_Provided data_
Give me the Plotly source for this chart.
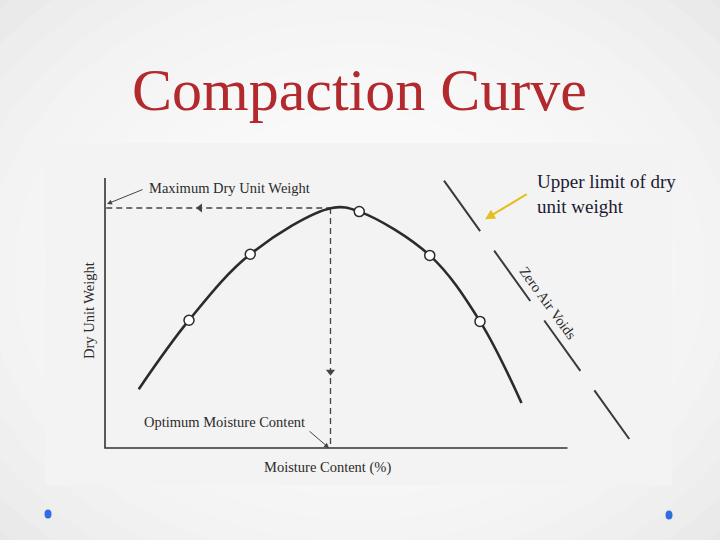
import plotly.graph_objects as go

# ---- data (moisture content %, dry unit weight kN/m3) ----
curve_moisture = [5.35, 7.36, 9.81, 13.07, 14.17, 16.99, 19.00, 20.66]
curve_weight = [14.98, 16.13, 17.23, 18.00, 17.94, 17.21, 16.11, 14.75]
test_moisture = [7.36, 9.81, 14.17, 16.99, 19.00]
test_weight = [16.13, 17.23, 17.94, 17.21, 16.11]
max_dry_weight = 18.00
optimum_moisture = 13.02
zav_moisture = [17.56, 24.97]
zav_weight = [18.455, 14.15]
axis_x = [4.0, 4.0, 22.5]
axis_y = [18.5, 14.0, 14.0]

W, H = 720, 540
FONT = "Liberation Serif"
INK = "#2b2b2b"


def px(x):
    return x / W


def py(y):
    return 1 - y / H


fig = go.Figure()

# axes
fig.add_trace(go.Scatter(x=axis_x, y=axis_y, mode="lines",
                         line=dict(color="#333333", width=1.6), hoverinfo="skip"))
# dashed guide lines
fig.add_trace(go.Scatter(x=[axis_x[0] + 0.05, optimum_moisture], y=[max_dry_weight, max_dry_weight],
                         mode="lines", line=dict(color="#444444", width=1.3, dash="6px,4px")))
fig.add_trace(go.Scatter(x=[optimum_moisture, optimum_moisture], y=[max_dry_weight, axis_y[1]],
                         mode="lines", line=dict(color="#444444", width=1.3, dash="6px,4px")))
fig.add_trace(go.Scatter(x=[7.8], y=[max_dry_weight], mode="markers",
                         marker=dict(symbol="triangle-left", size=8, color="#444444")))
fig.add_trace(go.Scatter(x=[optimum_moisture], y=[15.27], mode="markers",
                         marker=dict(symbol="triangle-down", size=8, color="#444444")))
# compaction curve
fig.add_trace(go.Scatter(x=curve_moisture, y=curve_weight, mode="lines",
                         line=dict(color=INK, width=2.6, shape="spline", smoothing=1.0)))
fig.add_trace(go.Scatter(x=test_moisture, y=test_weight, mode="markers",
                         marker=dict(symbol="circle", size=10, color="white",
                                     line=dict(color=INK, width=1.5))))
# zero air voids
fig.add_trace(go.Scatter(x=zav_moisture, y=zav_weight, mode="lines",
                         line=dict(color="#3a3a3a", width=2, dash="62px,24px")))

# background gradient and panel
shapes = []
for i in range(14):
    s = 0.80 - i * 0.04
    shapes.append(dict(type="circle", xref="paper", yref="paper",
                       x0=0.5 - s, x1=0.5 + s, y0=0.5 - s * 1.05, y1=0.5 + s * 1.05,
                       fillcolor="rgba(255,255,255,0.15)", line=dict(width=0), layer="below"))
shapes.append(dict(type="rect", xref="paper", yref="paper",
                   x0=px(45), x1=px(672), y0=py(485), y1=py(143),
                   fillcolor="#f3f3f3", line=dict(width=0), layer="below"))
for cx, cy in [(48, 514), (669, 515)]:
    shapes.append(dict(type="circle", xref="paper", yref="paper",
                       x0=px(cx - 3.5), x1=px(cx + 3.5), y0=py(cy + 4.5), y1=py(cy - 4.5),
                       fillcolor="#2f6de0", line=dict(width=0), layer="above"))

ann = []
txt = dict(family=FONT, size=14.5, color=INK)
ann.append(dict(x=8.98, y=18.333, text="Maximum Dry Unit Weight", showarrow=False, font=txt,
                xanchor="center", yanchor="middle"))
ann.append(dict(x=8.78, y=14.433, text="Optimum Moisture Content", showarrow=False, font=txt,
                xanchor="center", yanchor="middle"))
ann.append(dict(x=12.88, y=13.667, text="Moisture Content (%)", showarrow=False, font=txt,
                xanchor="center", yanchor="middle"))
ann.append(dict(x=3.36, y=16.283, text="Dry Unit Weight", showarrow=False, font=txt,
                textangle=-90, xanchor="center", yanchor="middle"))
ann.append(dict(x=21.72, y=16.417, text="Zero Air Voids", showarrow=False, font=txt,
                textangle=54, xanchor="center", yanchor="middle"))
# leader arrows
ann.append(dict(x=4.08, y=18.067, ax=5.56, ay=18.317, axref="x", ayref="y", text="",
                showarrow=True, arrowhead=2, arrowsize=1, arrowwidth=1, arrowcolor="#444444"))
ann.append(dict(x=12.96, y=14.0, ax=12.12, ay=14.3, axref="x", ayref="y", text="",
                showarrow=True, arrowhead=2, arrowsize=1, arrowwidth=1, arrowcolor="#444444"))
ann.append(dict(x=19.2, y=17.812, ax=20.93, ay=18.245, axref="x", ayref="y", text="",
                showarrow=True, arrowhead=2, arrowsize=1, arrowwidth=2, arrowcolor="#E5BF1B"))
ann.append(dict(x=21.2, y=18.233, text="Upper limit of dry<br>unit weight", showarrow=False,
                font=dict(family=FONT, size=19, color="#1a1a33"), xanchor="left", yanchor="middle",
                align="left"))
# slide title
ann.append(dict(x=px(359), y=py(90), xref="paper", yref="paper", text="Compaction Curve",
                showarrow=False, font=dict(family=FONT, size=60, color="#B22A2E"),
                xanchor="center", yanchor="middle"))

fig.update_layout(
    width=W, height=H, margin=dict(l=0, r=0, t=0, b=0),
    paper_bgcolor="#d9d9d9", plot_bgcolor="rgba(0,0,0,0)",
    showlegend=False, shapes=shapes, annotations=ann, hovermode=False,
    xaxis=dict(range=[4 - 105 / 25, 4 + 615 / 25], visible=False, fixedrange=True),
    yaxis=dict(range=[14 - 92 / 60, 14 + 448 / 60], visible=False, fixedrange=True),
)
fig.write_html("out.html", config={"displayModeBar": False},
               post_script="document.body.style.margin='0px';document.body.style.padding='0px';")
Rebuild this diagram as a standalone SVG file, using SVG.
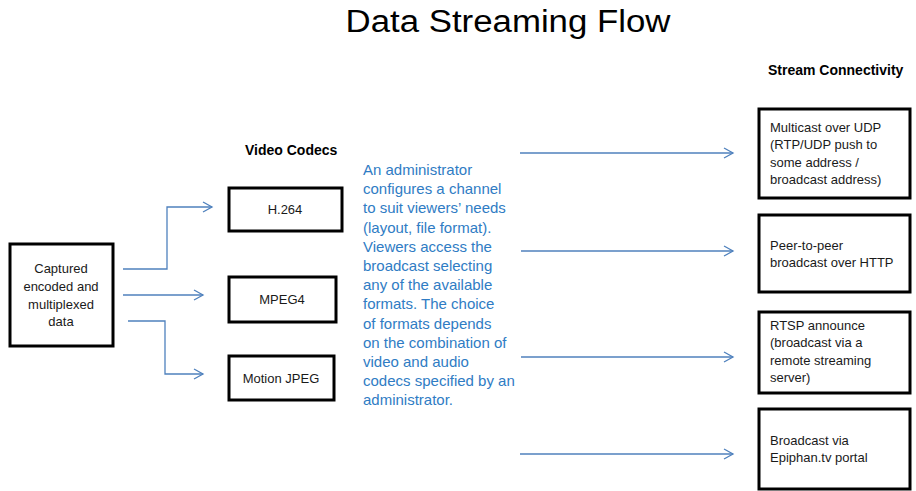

_Problem statement_
Pictures are excluded; output everything else in the data verbatim.

_Task result_
Give me the Plotly source for this chart.
import plotly.graph_objects as go

# ---- data (moisture content %, dry unit weight kN/m3) ----
curve_moisture = [5.35, 7.36, 9.81, 13.07, 14.17, 16.99, 19.00, 20.66]
curve_weight = [14.98, 16.13, 17.23, 18.00, 17.94, 17.21, 16.11, 14.75]
test_moisture = [7.36, 9.81, 14.17, 16.99, 19.00]
test_weight = [16.13, 17.23, 17.94, 17.21, 16.11]
max_dry_weight = 18.00
optimum_moisture = 13.02
zav_moisture = [17.56, 24.97]
zav_weight = [18.455, 14.15]
axis_x = [4.0, 4.0, 22.5]
axis_y = [18.5, 14.0, 14.0]

W, H = 720, 540
FONT = "Liberation Serif"
INK = "#2b2b2b"


def px(x):
    return x / W


def py(y):
    return 1 - y / H


fig = go.Figure()

# axes
fig.add_trace(go.Scatter(x=axis_x, y=axis_y, mode="lines",
                         line=dict(color="#333333", width=1.6), hoverinfo="skip"))
# dashed guide lines
fig.add_trace(go.Scatter(x=[axis_x[0] + 0.05, optimum_moisture], y=[max_dry_weight, max_dry_weight],
                         mode="lines", line=dict(color="#444444", width=1.3, dash="6px,4px")))
fig.add_trace(go.Scatter(x=[optimum_moisture, optimum_moisture], y=[max_dry_weight, axis_y[1]],
                         mode="lines", line=dict(color="#444444", width=1.3, dash="6px,4px")))
fig.add_trace(go.Scatter(x=[7.8], y=[max_dry_weight], mode="markers",
                         marker=dict(symbol="triangle-left", size=8, color="#444444")))
fig.add_trace(go.Scatter(x=[optimum_moisture], y=[15.27], mode="markers",
                         marker=dict(symbol="triangle-down", size=8, color="#444444")))
# compaction curve
fig.add_trace(go.Scatter(x=curve_moisture, y=curve_weight, mode="lines",
                         line=dict(color=INK, width=2.6, shape="spline", smoothing=1.0)))
fig.add_trace(go.Scatter(x=test_moisture, y=test_weight, mode="markers",
                         marker=dict(symbol="circle", size=10, color="white",
                                     line=dict(color=INK, width=1.5))))
# zero air voids
fig.add_trace(go.Scatter(x=zav_moisture, y=zav_weight, mode="lines",
                         line=dict(color="#3a3a3a", width=2, dash="62px,24px")))

# background gradient and panel
shapes = []
for i in range(14):
    s = 0.80 - i * 0.04
    shapes.append(dict(type="circle", xref="paper", yref="paper",
                       x0=0.5 - s, x1=0.5 + s, y0=0.5 - s * 1.05, y1=0.5 + s * 1.05,
                       fillcolor="rgba(255,255,255,0.15)", line=dict(width=0), layer="below"))
shapes.append(dict(type="rect", xref="paper", yref="paper",
                   x0=px(45), x1=px(672), y0=py(485), y1=py(143),
                   fillcolor="#f3f3f3", line=dict(width=0), layer="below"))
for cx, cy in [(48, 514), (669, 515)]:
    shapes.append(dict(type="circle", xref="paper", yref="paper",
                       x0=px(cx - 3.5), x1=px(cx + 3.5), y0=py(cy + 4.5), y1=py(cy - 4.5),
                       fillcolor="#2f6de0", line=dict(width=0), layer="above"))

ann = []
txt = dict(family=FONT, size=14.5, color=INK)
ann.append(dict(x=8.98, y=18.333, text="Maximum Dry Unit Weight", showarrow=False, font=txt,
                xanchor="center", yanchor="middle"))
ann.append(dict(x=8.78, y=14.433, text="Optimum Moisture Content", showarrow=False, font=txt,
                xanchor="center", yanchor="middle"))
ann.append(dict(x=12.88, y=13.667, text="Moisture Content (%)", showarrow=False, font=txt,
                xanchor="center", yanchor="middle"))
ann.append(dict(x=3.36, y=16.283, text="Dry Unit Weight", showarrow=False, font=txt,
                textangle=-90, xanchor="center", yanchor="middle"))
ann.append(dict(x=21.72, y=16.417, text="Zero Air Voids", showarrow=False, font=txt,
                textangle=54, xanchor="center", yanchor="middle"))
# leader arrows
ann.append(dict(x=4.08, y=18.067, ax=5.56, ay=18.317, axref="x", ayref="y", text="",
                showarrow=True, arrowhead=2, arrowsize=1, arrowwidth=1, arrowcolor="#444444"))
ann.append(dict(x=12.96, y=14.0, ax=12.12, ay=14.3, axref="x", ayref="y", text="",
                showarrow=True, arrowhead=2, arrowsize=1, arrowwidth=1, arrowcolor="#444444"))
ann.append(dict(x=19.2, y=17.812, ax=20.93, ay=18.245, axref="x", ayref="y", text="",
                showarrow=True, arrowhead=2, arrowsize=1, arrowwidth=2, arrowcolor="#E5BF1B"))
ann.append(dict(x=21.2, y=18.233, text="Upper limit of dry<br>unit weight", showarrow=False,
                font=dict(family=FONT, size=19, color="#1a1a33"), xanchor="left", yanchor="middle",
                align="left"))
# slide title
ann.append(dict(x=px(359), y=py(90), xref="paper", yref="paper", text="Compaction Curve",
                showarrow=False, font=dict(family=FONT, size=60, color="#B22A2E"),
                xanchor="center", yanchor="middle"))

fig.update_layout(
    width=W, height=H, margin=dict(l=0, r=0, t=0, b=0),
    paper_bgcolor="#d9d9d9", plot_bgcolor="rgba(0,0,0,0)",
    showlegend=False, shapes=shapes, annotations=ann, hovermode=False,
    xaxis=dict(range=[4 - 105 / 25, 4 + 615 / 25], visible=False, fixedrange=True),
    yaxis=dict(range=[14 - 92 / 60, 14 + 448 / 60], visible=False, fixedrange=True),
)
fig.write_html("out.html", config={"displayModeBar": False},
               post_script="document.body.style.margin='0px';document.body.style.padding='0px';")
Rebuild this diagram as a standalone SVG file, using SVG.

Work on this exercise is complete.